* _Source material_
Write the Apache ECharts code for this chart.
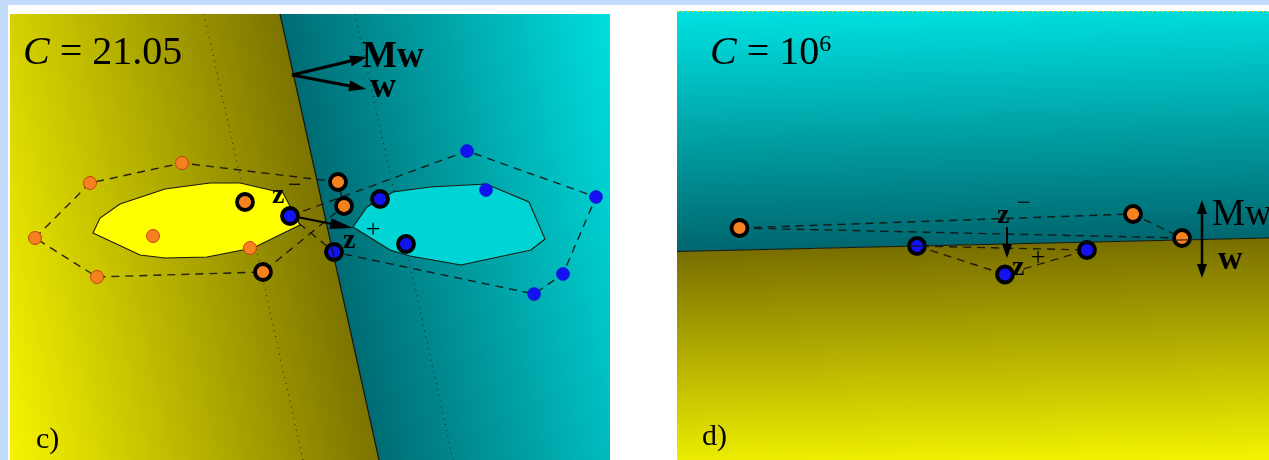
<!DOCTYPE html>
<html>
<head>
<meta charset="utf-8">
<script src="https://cdn.jsdelivr.net/npm/echarts@6/dist/echarts.min.js"></script>
<style>
  html, body { margin: 0; padding: 0; background: #fff; }
  #chart { width: 1269px; height: 460px; }
</style>
</head>
<body>
<div id="chart"></div>
<script>
// ---------- Panel c: soft-margin SVM, C = 21.05 ----------
const cNegPoints  = [[0.25, 2.22], [0.80, 2.77], [1.72, 2.97], [0.87, 1.83], [1.43, 2.24], [2.40, 2.12]];
const cNegSupport = [[2.35, 2.58], [2.53, 1.88], [3.28, 2.78], [3.34, 2.54]];
const cPosPoints  = [[4.57, 3.09], [4.76, 2.70], [5.86, 2.63], [5.53, 1.86], [5.24, 1.66]];
const cPosSupport = [[2.80, 2.44], [3.24, 2.08], [3.70, 2.61], [3.96, 2.16]];
const cNegHull = [[0.25, 2.22], [0.80, 2.77], [1.72, 2.97], [3.28, 2.78], [3.34, 2.54], [2.53, 1.88], [0.87, 1.83]];
const cPosHull = [[2.80, 2.44], [4.57, 3.09], [5.86, 2.63], [5.53, 1.86], [5.24, 1.66], [3.24, 2.08]];
const cNegContour = [[0.83, 2.27], [0.90, 2.42], [1.10, 2.56], [1.55, 2.71], [2.00, 2.77], [2.30, 2.77],
                     [2.73, 2.67], [2.90, 2.35], [2.43, 2.12], [1.97, 2.03], [1.55, 2.02], [1.30, 2.05]];
const cPosContour = [[3.43, 2.33], [3.57, 2.53], [3.83, 2.68], [4.20, 2.73], [4.76, 2.76], [5.19, 2.58],
                     [5.35, 2.21], [5.21, 2.10], [4.51, 1.95], [4.00, 2.04], [3.80, 2.10]];
const cBoundary  = [[2.70, 4.46], [3.69, 0]];
const cMarginNeg = [[1.94, 4.46], [2.93, 0]];
const cMarginPos = [[3.45, 4.46], [4.43, 0]];
const cNormal = { origin: [2.82, 3.85], w: [3.56, 3.71], Mw: [3.57, 4.03] };
const cZArrow = [[2.87, 2.43], [3.43, 2.32]];
const cRange = { x: [0, 6], y: [0, 4.46] };

// ---------- Panel d: hard margin, C = 10^6 ----------
const dNegSupport = [[0.625, 2.32], [4.56, 2.46], [5.05, 2.22]];
const dPosSupport = [[2.40, 2.14], [3.28, 1.855], [4.10, 2.10]];
const dNegHull = [[0.625, 2.32], [4.56, 2.46], [5.05, 2.22]];
const dPosHull = [[2.40, 2.14], [3.28, 1.855], [4.10, 2.10]];
const dBoundary = [[0, 2.085], [5.92, 2.22]];
const dNormal = { origin: [5.25, 2.22], Mw: [5.25, 2.60], w: [5.25, 1.82] };
const dZArrow = [[3.30, 2.33], [3.30, 2.02]];
const dRange = { x: [0, 5.92], y: [0, 4.49] };

// ---------- drawing ----------
const SERIF = '"Liberation Serif", "DejaVu Serif", serif';
const ORANGE = '#f5821f', BLUE = '#1212f2';

// keep the part of a pixel polygon where f(p) >= 0
function clipHalf(pts, f) {
  const out = [];
  for (let i = 0; i < pts.length; i++) {
    const a = pts[i], b = pts[(i + 1) % pts.length], fa = f(a), fb = f(b);
    if (fa >= 0) out.push(a);
    if ((fa >= 0) !== (fb >= 0)) {
      const t = fa / (fa - fb);
      out.push([a[0] + t * (b[0] - a[0]), a[1] + t * (b[1] - a[1])]);
    }
  }
  return out;
}

// two half-planes shaded by distance to the decision boundary
function regionSeries(axis, boundary, range, neg, pos) {
  return {
    type: 'custom', xAxisIndex: axis, yAxisIndex: axis, silent: true, z: 1,
    data: [[range.x[0], range.y[0]]],
    renderItem(params, api) {
      const P0 = api.coord(boundary[0]), P1 = api.coord(boundary[1]);
      const dx = P1[0] - P0[0], dy = P1[1] - P0[1], L = Math.hypot(dx, dy);
      const n = [dy / L, -dx / L];
      const f = p => (p[0] - P0[0]) * n[0] + (p[1] - P0[1]) * n[1];
      const rect = [[range.x[0], range.y[1]], [range.x[1], range.y[1]], [range.x[1], range.y[0]], [range.x[0], range.y[0]]]
        .map(c => api.coord(c));
      const d = rect.map(f);
      const dPos = Math.max(...d), dNeg = -Math.min(...d);
      const gPos = new echarts.graphic.LinearGradient(P0[0], P0[1], P0[0] + n[0] * dPos, P0[1] + n[1] * dPos,
        [{ offset: 0, color: pos[0] }, { offset: 1, color: pos[1] }], true);
      const gNeg = new echarts.graphic.LinearGradient(P0[0], P0[1], P0[0] - n[0] * dNeg, P0[1] - n[1] * dNeg,
        [{ offset: 0, color: neg[0] }, { offset: 1, color: neg[1] }], true);
      return {
        type: 'group', children: [
          { type: 'polygon', shape: { points: clipHalf(rect, f) }, style: { fill: gPos } },
          { type: 'polygon', shape: { points: clipHalf(rect, p => -f(p)) }, style: { fill: gNeg } }
        ]
      };
    }
  };
}

// polylines / polygons given in data coordinates
function shapeSeries(axis, z, list) {
  return {
    type: 'custom', xAxisIndex: axis, yAxisIndex: axis, silent: true, z,
    data: list.map(s => s.points[0]),
    renderItem(params, api) {
      const s = list[params.dataIndex];
      const pts = s.points.map(p => api.coord(p));
      return { type: s.closed ? 'polygon' : 'polyline', shape: { points: pts }, style: s.style };
    }
  };
}

function arrowParts(a, b, head, width, lw) {
  const dx = b[0] - a[0], dy = b[1] - a[1], L = Math.hypot(dx, dy), ux = dx / L, uy = dy / L;
  const base = [b[0] - ux * head, b[1] - uy * head];
  return [
    { type: 'line', shape: { x1: a[0], y1: a[1], x2: base[0] + ux * 2, y2: base[1] + uy * 2 },
      style: { stroke: '#000', lineWidth: lw } },
    { type: 'polygon', shape: { points: [b, [base[0] - uy * width / 2, base[1] + ux * width / 2],
                                            [base[0] + uy * width / 2, base[1] - ux * width / 2]] },
      style: { fill: '#000' } }
  ];
}

function arrowSeries(axis, list) {
  return {
    type: 'custom', xAxisIndex: axis, yAxisIndex: axis, silent: true, z: 10,
    data: list.map(a => a.from),
    renderItem(params, api) {
      const a = list[params.dataIndex];
      return { type: 'group', children: arrowParts(api.coord(a.from), api.coord(a.to), a.head, a.width, a.lw) };
    }
  };
}

function labelSeries(axis, list) {
  return {
    type: 'custom', xAxisIndex: axis, yAxisIndex: axis, silent: true, z: 11,
    data: list.map(l => l.at),
    renderItem(params, api) {
      const l = list[params.dataIndex];
      const p = api.coord(l.at);
      return {
        type: 'text', x: p[0] + l.dx, y: p[1] + l.dy,
        style: {
          text: l.text, fill: '#000', fontFamily: SERIF, fontSize: l.size,
          fontWeight: l.bold ? 'bold' : 'normal',
          align: l.align || 'left', verticalAlign: 'middle'
        }
      };
    }
  };
}

function dots(axis, data, size, fill, border, bw, z) {
  return {
    type: 'scatter', xAxisIndex: axis, yAxisIndex: axis, data, silent: true, z,
    symbol: 'circle', symbolSize: size,
    itemStyle: { color: fill, borderColor: border, borderWidth: bw, opacity: 1 }
  };
}

const hullStyle = { fill: 'none', stroke: 'rgba(20,20,15,0.9)', lineWidth: 1.4, lineDash: [8, 6] };
const marginStyle = { fill: 'none', stroke: 'rgba(0,0,0,0.6)', lineWidth: 1.2, lineDash: [1, 5] };
const boundaryStyle = { fill: 'none', stroke: '#151510', lineWidth: 1.2 };

const chart = echarts.init(document.getElementById('chart'), null, { renderer: 'canvas' });

const axisBase = { type: 'value', show: false, splitLine: { show: false } };

chart.setOption({
  animation: false,
  backgroundColor: '#ffffff',
  grid: [
    { left: 10, top: 14, width: 600, height: 446 },
    { left: 677, top: 11, width: 592, height: 449 }
  ],
  xAxis: [
    Object.assign({ gridIndex: 0, min: cRange.x[0], max: cRange.x[1] }, axisBase),
    Object.assign({ gridIndex: 1, min: dRange.x[0], max: dRange.x[1] }, axisBase)
  ],
  yAxis: [
    Object.assign({ gridIndex: 0, min: cRange.y[0], max: cRange.y[1] }, axisBase),
    Object.assign({ gridIndex: 1, min: dRange.y[0], max: dRange.y[1] }, axisBase)
  ],
  graphic: [
    { type: 'rect', shape: { x: 0, y: 0, width: 1269, height: 5 }, style: { fill: '#c4dcfb' }, z: 0 },
    { type: 'rect', shape: { x: 0, y: 0, width: 8, height: 460 }, style: { fill: '#c4dcfb' }, z: 0 },
    { type: 'line', shape: { x1: 677, y1: 11.5, x2: 1269, y2: 11.5 },
      style: { stroke: '#e6e000', lineWidth: 1, lineDash: [2, 3] }, z: 50 },
    { type: 'text', x: 23, y: 53, z: 100,
      style: { text: '{i|C} = 21.05', fontFamily: SERIF, fontSize: 40, fill: '#000', verticalAlign: 'middle',
               rich: { i: { fontFamily: SERIF, fontSize: 40, fontStyle: 'italic' } } } },
    { type: 'text', x: 36, y: 440, z: 100,
      style: { text: 'c)', fontFamily: SERIF, fontSize: 30, fill: '#000', verticalAlign: 'middle' } },
    { type: 'text', x: 710, y: 53, z: 100,
      style: { text: '{i|C} = 10{s|6}', fontFamily: SERIF, fontSize: 40, fill: '#000', verticalAlign: 'middle',
               rich: { i: { fontFamily: SERIF, fontSize: 40, fontStyle: 'italic' },
                       s: { fontFamily: SERIF, fontSize: 24, verticalAlign: 'top' } } } },
    { type: 'text', x: 702, y: 437, z: 100,
      style: { text: 'd)', fontFamily: SERIF, fontSize: 30, fill: '#000', verticalAlign: 'middle' } }
  ],
  series: [
    // ---- panel c ----
    regionSeries(0, cBoundary, cRange, ['#7c7400', '#f6f400'], ['#006c74', '#00dede']),
    shapeSeries(0, 2, [
      { points: cMarginNeg, style: marginStyle },
      { points: cMarginPos, style: marginStyle }
    ]),
    shapeSeries(0, 3, [
      { points: cNegContour, closed: true, style: { fill: '#ffff00', stroke: '#1a1a10', lineWidth: 1.1 } },
      { points: cPosContour, closed: true, style: { fill: '#00d4d4', stroke: '#1a1a10', lineWidth: 1.1 } }
    ]),
    shapeSeries(0, 4, [
      { points: cNegHull, closed: true, style: hullStyle },
      { points: cPosHull, closed: true, style: hullStyle }
    ]),
    dots(0, cNegPoints, 13, ORANGE, '#c8401a', 1, 6),
    dots(0, cPosPoints, 13, BLUE, '#1010c0', 0.6, 6),
    dots(0, cNegSupport, 16, ORANGE, '#000', 3.8, 7),
    dots(0, cPosSupport, 16, BLUE, '#000', 3.8, 7),
    shapeSeries(0, 9, [{ points: cBoundary, style: boundaryStyle }]),
    arrowSeries(0, [
      { from: cNormal.origin, to: cNormal.Mw, head: 17, width: 11, lw: 3 },
      { from: cNormal.origin, to: cNormal.w, head: 17, width: 11, lw: 3 },
      { from: cZArrow[0], to: cZArrow[1], head: 23, width: 11, lw: 2 }
    ]),
    labelSeries(0, [
      { at: cNormal.Mw, dx: -5, dy: 0, text: 'Mw', size: 37, bold: true },
      { at: cNormal.w, dx: 4, dy: -1, text: 'w', size: 36, bold: true },
      { at: cZArrow[0], dx: -25, dy: -21, text: 'z', size: 28, bold: true },
      { at: cZArrow[0], dx: -9, dy: -31, text: '−', size: 24 },
      { at: cZArrow[1], dx: -10, dy: 13, text: 'z', size: 28, bold: true },
      { at: cZArrow[1], dx: 20, dy: 2, text: '+', size: 26, align: 'center' }
    ]),

    // ---- panel d ----
    regionSeries(1, dBoundary, dRange, ['#786e00', '#f4f400'], ['#00666e', '#00e2e2']),
    shapeSeries(1, 4, [
      { points: dNegHull, closed: true, style: hullStyle },
      { points: dPosHull, closed: true, style: hullStyle }
    ]),
    dots(1, dNegSupport, 16, ORANGE, '#000', 3.8, 7),
    dots(1, dPosSupport, 16, BLUE, '#000', 3.8, 7),
    shapeSeries(1, 9, [{ points: dBoundary, style: boundaryStyle }]),
    arrowSeries(1, [
      { from: dNormal.origin, to: dNormal.Mw, head: 14, width: 10, lw: 2.5 },
      { from: dNormal.origin, to: dNormal.w, head: 14, width: 10, lw: 2.5 },
      { from: dZArrow[0], to: dZArrow[1], head: 14, width: 10, lw: 2 }
    ]),
    labelSeries(1, [
      { at: dNormal.Mw, dx: 10, dy: 15, text: 'Mw', size: 37 },
      { at: dNormal.w, dx: 16, dy: -18, text: 'w', size: 34, bold: true },
      { at: dZArrow[0], dx: -10, dy: -11, text: 'z', size: 28, bold: true },
      { at: dZArrow[0], dx: 10, dy: -23, text: '−', size: 24 },
      { at: dZArrow[1], dx: 5, dy: 10, text: 'z', size: 28, bold: true },
      { at: dZArrow[1], dx: 31, dy: 0, text: '+', size: 26, align: 'center' }
    ])
  ]
});
</script>
</body>
</html>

* _Task details_
Starting with the first line of the data above and ending with the line containing "y: [0, 4.46]", please restate every line exactly, leaving images out.

* _Exercise solution_
Write the Apache ECharts code for this chart.
<!DOCTYPE html>
<html>
<head>
<meta charset="utf-8">
<script src="https://cdn.jsdelivr.net/npm/echarts@6/dist/echarts.min.js"></script>
<style>
  html, body { margin: 0; padding: 0; background: #fff; }
  #chart { width: 1269px; height: 460px; }
</style>
</head>
<body>
<div id="chart"></div>
<script>
// ---------- Panel c: soft-margin SVM, C = 21.05 ----------
const cNegPoints  = [[0.25, 2.22], [0.80, 2.77], [1.72, 2.97], [0.87, 1.83], [1.43, 2.24], [2.40, 2.12]];
const cNegSupport = [[2.35, 2.58], [2.53, 1.88], [3.28, 2.78], [3.34, 2.54]];
const cPosPoints  = [[4.57, 3.09], [4.76, 2.70], [5.86, 2.63], [5.53, 1.86], [5.24, 1.66]];
const cPosSupport = [[2.80, 2.44], [3.24, 2.08], [3.70, 2.61], [3.96, 2.16]];
const cNegHull = [[0.25, 2.22], [0.80, 2.77], [1.72, 2.97], [3.28, 2.78], [3.34, 2.54], [2.53, 1.88], [0.87, 1.83]];
const cPosHull = [[2.80, 2.44], [4.57, 3.09], [5.86, 2.63], [5.53, 1.86], [5.24, 1.66], [3.24, 2.08]];
const cNegContour = [[0.83, 2.27], [0.90, 2.42], [1.10, 2.56], [1.55, 2.71], [2.00, 2.77], [2.30, 2.77],
                     [2.73, 2.67], [2.90, 2.35], [2.43, 2.12], [1.97, 2.03], [1.55, 2.02], [1.30, 2.05]];
const cPosContour = [[3.43, 2.33], [3.57, 2.53], [3.83, 2.68], [4.20, 2.73], [4.76, 2.76], [5.19, 2.58],
                     [5.35, 2.21], [5.21, 2.10], [4.51, 1.95], [4.00, 2.04], [3.80, 2.10]];
const cBoundary  = [[2.70, 4.46], [3.69, 0]];
const cMarginNeg = [[1.94, 4.46], [2.93, 0]];
const cMarginPos = [[3.45, 4.46], [4.43, 0]];
const cNormal = { origin: [2.82, 3.85], w: [3.56, 3.71], Mw: [3.57, 4.03] };
const cZArrow = [[2.87, 2.43], [3.43, 2.32]];
const cRange = { x: [0, 6], y: [0, 4.46] };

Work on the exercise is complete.